Exercise brief>
Copy from the first line below down to and including the line with "import * as". Skip the pictures.

- - -

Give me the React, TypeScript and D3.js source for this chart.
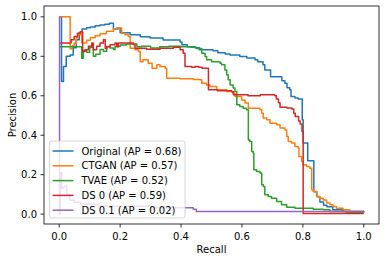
import React from "react";
import * as d3 from "d3";

const original: [number, number][] = [[0,1.0],[0.0075,0.672],[0.014,0.748],[0.023,0.80],[0.036,0.807],[0.046,0.843],[0.056,0.884],[0.066,0.919],[0.075,0.939],[0.09,0.945],[0.102,0.949],[0.118,0.955],[0.134,0.959],[0.15,0.963],[0.165,0.968],[0.178,0.939],[0.193,0.944],[0.2,0.919],[0.233,0.909],[0.266,0.899],[0.298,0.893],[0.341,0.883],[0.397,0.873],[0.403,0.858],[0.42,0.848],[0.446,0.843],[0.46,0.833],[0.505,0.828],[0.521,0.818],[0.545,0.812],[0.561,0.807],[0.593,0.799],[0.616,0.792],[0.643,0.782],[0.652,0.772],[0.669,0.757],[0.675,0.731],[0.694,0.697],[0.731,0.676],[0.741,0.664],[0.748,0.64],[0.757,0.63],[0.761,0.596],[0.774,0.589],[0.785,0.584],[0.798,0.478],[0.801,0.361],[0.816,0.27],[0.836,0.113],[0.846,0.088],[0.856,0.062],[0.868,0.045],[0.879,0.037],[0.898,0.022],[0.931,0.013],[1.0,0.009]];
const ctgan: [number, number][] = [[0,1.0],[0.036,0.838],[0.043,0.853],[0.049,0.868],[0.056,0.894],[0.062,0.909],[0.069,0.919],[0.074,0.868],[0.09,0.882],[0.102,0.894],[0.118,0.904],[0.134,0.914],[0.155,0.927],[0.178,0.938],[0.187,0.943],[0.205,0.917],[0.216,0.909],[0.227,0.9],[0.233,0.841],[0.249,0.833],[0.26,0.824],[0.266,0.773],[0.275,0.782],[0.292,0.765],[0.305,0.74],[0.321,0.757],[0.331,0.748],[0.348,0.74],[0.353,0.689],[0.397,0.686],[0.44,0.683],[0.462,0.681],[0.468,0.664],[0.484,0.655],[0.495,0.647],[0.517,0.63],[0.55,0.621],[0.57,0.613],[0.577,0.596],[0.599,0.579],[0.61,0.563],[0.621,0.537],[0.648,0.537],[0.659,0.529],[0.665,0.512],[0.67,0.487],[0.681,0.478],[0.692,0.461],[0.714,0.453],[0.725,0.436],[0.741,0.427],[0.747,0.393],[0.752,0.368],[0.763,0.36],[0.774,0.343],[0.785,0.335],[0.787,0.292],[0.796,0.267],[0.801,0.25],[0.812,0.241],[0.823,0.233],[0.829,0.123],[0.834,0.115],[0.845,0.089],[0.856,0.081],[0.867,0.072],[0.878,0.056],[0.889,0.047],[0.899,0.039],[0.91,0.03],[0.932,0.022],[0.954,0.013],[1.0,0.008]];
const tvae: [number, number][] = [[0,0.849],[0.074,0.79],[0.079,0.83],[0.09,0.82],[0.1,0.845],[0.112,0.80],[0.12,0.81],[0.134,0.835],[0.145,0.826],[0.156,0.85],[0.167,0.842],[0.178,0.835],[0.183,0.85],[0.2,0.857],[0.22,0.862],[0.24,0.862],[0.255,0.849],[0.27,0.851],[0.3,0.842],[0.33,0.849],[0.36,0.851],[0.4,0.849],[0.43,0.846],[0.45,0.84],[0.462,0.84],[0.468,0.816],[0.479,0.799],[0.484,0.782],[0.5,0.773],[0.517,0.773],[0.528,0.765],[0.533,0.757],[0.544,0.731],[0.55,0.706],[0.555,0.681],[0.561,0.655],[0.571,0.639],[0.577,0.621],[0.583,0.554],[0.593,0.545],[0.604,0.537],[0.615,0.529],[0.621,0.376],[0.626,0.368],[0.632,0.317],[0.637,0.309],[0.639,0.225],[0.648,0.216],[0.659,0.208],[0.665,0.149],[0.67,0.14],[0.675,0.098],[0.686,0.089],[0.697,0.081],[0.714,0.064],[0.73,0.047],[0.747,0.035],[0.774,0.03],[0.834,0.025],[0.867,0.022],[0.889,0.013],[0.943,0.008],[1.0,0.008]];
const ds0: [number, number][] = [[0,0.867],[0.039,0.884],[0.049,0.9],[0.06,0.917],[0.069,0.925],[0.077,0.824],[0.085,0.833],[0.096,0.851],[0.107,0.867],[0.112,0.833],[0.123,0.851],[0.134,0.867],[0.145,0.884],[0.151,0.84],[0.156,0.849],[0.167,0.858],[0.183,0.867],[0.189,0.849],[0.194,0.867],[0.227,0.867],[0.244,0.858],[0.249,0.841],[0.287,0.836],[0.331,0.841],[0.375,0.846],[0.397,0.833],[0.407,0.816],[0.413,0.748],[0.435,0.745],[0.446,0.748],[0.458,0.745],[0.469,0.74],[0.49,0.63],[0.52,0.625],[0.566,0.62],[0.572,0.605],[0.62,0.6],[0.66,0.605],[0.708,0.6],[0.713,0.583],[0.72,0.565],[0.725,0.542],[0.748,0.538],[0.764,0.533],[0.77,0.512],[0.775,0.495],[0.786,0.472],[0.791,0.457],[0.797,0.42],[0.801,0.003],[1.0,0.003]];
const ds01: [number, number][] = [[0,1.0],[0.001,0.0],[0.003,0.21],[0.008,0.13],[0.015,0.14],[0.025,0.10],[0.035,0.07],[0.05,0.06],[0.07,0.05],[0.13,0.04],[0.3,0.032],[0.44,0.025],[0.45,0.013],[1.0,0.01]];

const seriesNames = ["Original (AP = 0.68)", "CTGAN (AP = 0.57)", "TVAE (AP = 0.52)", "DS 0 (AP = 0.59)", "DS 0.1 (AP = 0.02)"];
const seriesData = [original, ctgan, tvae, ds0, ds01];
const colors = ["#1f77b4", "#ff7f0e", "#2ca02c", "#d62728", "#9467bd"];
const xTicks = [0, 0.2, 0.4, 0.6, 0.8, 1.0];
const yTicks = [0, 0.2, 0.4, 0.6, 0.8, 1.0];

export default function App() {
  const W = 386, H = 262;
  const L = 44, R = 379, T = 6, B = 224;
  const x = d3.scaleLinear().domain([-0.05, 1.05]).range([L, R]);
  const y = d3.scaleLinear().domain([-0.05, 1.055]).range([B, T]);
  const line = d3.line<[number, number]>().x(d => x(d[0])).y(d => y(d[1])).curve(d3.curveStepAfter);
  const font = "DejaVu Sans, sans-serif";
  const lx = 49.5, ly = 141, lw = 135.5, lh = 77;
  return (
    <svg width={W} height={H} style={{ position: "absolute", left: 0, top: 0 }} fontFamily={font}>
      <rect width={W} height={H} fill="white" />
      <defs>
        <clipPath id="clip"><rect x={L} y={T} width={R - L} height={B - T} /></clipPath>
      </defs>
      <g clipPath="url(#clip)">
        {seriesData.map((s, i) => (
          <path key={i} d={line(s) || ""} fill="none" stroke={colors[i]} strokeWidth={1.5} strokeLinejoin="round" />
        ))}
      </g>
      <rect x={L} y={T} width={R - L} height={B - T} fill="none" stroke="black" strokeWidth={0.8} />
      {xTicks.map(t => (
        <g key={"x" + t}>
          <line x1={x(t)} x2={x(t)} y1={B} y2={B + 3.5} stroke="black" strokeWidth={0.8} />
          <text x={x(t)} y={B + 15.5} fontSize={10} textAnchor="middle" fill="black">{t.toFixed(1)}</text>
        </g>
      ))}
      {yTicks.map(t => (
        <g key={"y" + t}>
          <line x1={L - 3.5} x2={L} y1={y(t)} y2={y(t)} stroke="black" strokeWidth={0.8} />
          <text x={L - 7} y={y(t) + 3.6} fontSize={10} textAnchor="end" fill="black">{t.toFixed(1)}</text>
        </g>
      ))}
      <text x={(L + R) / 2} y={252.5} fontSize={10} textAnchor="middle" fill="black">Recall</text>
      <text transform={`translate(15.5, ${(T + B) / 2}) rotate(-90)`} fontSize={10} textAnchor="middle" fill="black">Precision</text>
      <rect x={lx} y={ly} width={lw} height={lh} rx={2} fill="white" fillOpacity={0.8} stroke="#cccccc" strokeWidth={0.8} />
      {seriesNames.map((n, i) => (
        <g key={n}>
          <line x1={lx + 3} x2={lx + 24} y1={ly + 10 + i * 14.8} y2={ly + 10 + i * 14.8} stroke={colors[i]} strokeWidth={1.5} />
          <text x={lx + 32} y={ly + 13.6 + i * 14.8} fontSize={10} fill="black">{n}</text>
        </g>
      ))}
    </svg>
  );
}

- - -

Reply>
Give me the React, TypeScript and D3.js source for this chart.
import React from "react";
import * as d3 from "d3";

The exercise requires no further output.